- _Stated exercise_
Copy out the whole listing exactly as written, leaving the pictures behind.

- _Collected data_
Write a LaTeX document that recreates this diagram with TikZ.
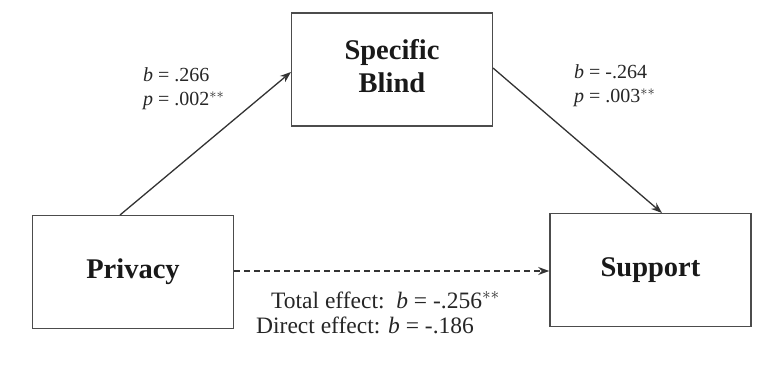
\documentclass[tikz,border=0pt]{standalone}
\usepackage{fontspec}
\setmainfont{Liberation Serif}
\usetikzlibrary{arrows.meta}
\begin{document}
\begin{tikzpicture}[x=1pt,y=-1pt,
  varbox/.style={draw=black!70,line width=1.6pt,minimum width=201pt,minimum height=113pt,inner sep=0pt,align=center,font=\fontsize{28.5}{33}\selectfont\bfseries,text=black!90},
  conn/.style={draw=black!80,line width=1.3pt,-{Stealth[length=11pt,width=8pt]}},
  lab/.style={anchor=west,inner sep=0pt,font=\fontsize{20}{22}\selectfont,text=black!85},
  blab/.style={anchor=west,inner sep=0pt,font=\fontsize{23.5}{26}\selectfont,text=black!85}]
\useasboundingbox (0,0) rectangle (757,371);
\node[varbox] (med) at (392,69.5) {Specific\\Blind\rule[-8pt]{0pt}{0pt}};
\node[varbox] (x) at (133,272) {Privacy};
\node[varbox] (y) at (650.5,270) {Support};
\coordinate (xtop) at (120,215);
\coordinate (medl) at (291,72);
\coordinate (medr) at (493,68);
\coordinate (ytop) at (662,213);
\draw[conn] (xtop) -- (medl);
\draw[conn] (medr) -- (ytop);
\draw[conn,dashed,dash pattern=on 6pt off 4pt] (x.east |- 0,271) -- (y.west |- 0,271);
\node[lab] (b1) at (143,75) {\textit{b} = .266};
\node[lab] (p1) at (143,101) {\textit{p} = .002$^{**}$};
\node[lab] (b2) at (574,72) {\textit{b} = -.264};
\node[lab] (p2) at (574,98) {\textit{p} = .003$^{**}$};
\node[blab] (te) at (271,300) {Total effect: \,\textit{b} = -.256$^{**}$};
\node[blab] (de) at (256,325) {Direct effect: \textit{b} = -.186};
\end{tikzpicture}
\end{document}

- _Response to the task_
Write a LaTeX document that recreates this diagram with TikZ.
\documentclass[tikz,border=0pt]{standalone}
\usepackage{fontspec}
\setmainfont{Liberation Serif}
\usetikzlibrary{arrows.meta}
\begin{document}
\begin{tikzpicture}[x=1pt,y=-1pt,
  varbox/.style={draw=black!70,line width=1.6pt,minimum width=201pt,minimum height=113pt,inner sep=0pt,align=center,font=\fontsize{28.5}{33}\selectfont\bfseries,text=black!90},
  conn/.style={draw=black!80,line width=1.3pt,-{Stealth[length=11pt,width=8pt]}},
  lab/.style={anchor=west,inner sep=0pt,font=\fontsize{20}{22}\selectfont,text=black!85},
  blab/.style={anchor=west,inner sep=0pt,font=\fontsize{23.5}{26}\selectfont,text=black!85}]
\useasboundingbox (0,0) rectangle (757,371);
\node[varbox] (med) at (392,69.5) {Specific\\Blind\rule[-8pt]{0pt}{0pt}};
\node[varbox] (x) at (133,272) {Privacy};
\node[varbox] (y) at (650.5,270) {Support};
\coordinate (xtop) at (120,215);
\coordinate (medl) at (291,72);
\coordinate (medr) at (493,68);
\coordinate (ytop) at (662,213);
\draw[conn] (xtop) -- (medl);
\draw[conn] (medr) -- (ytop);
\draw[conn,dashed,dash pattern=on 6pt off 4pt] (x.east |- 0,271) -- (y.west |- 0,271);
\node[lab] (b1) at (143,75) {\textit{b} = .266};
\node[lab] (p1) at (143,101) {\textit{p} = .002$^{**}$};
\node[lab] (b2) at (574,72) {\textit{b} = -.264};
\node[lab] (p2) at (574,98) {\textit{p} = .003$^{**}$};
\node[blab] (te) at (271,300) {Total effect: \,\textit{b} = -.256$^{**}$};
\node[blab] (de) at (256,325) {Direct effect: \textit{b} = -.186};
\end{tikzpicture}
\end{document}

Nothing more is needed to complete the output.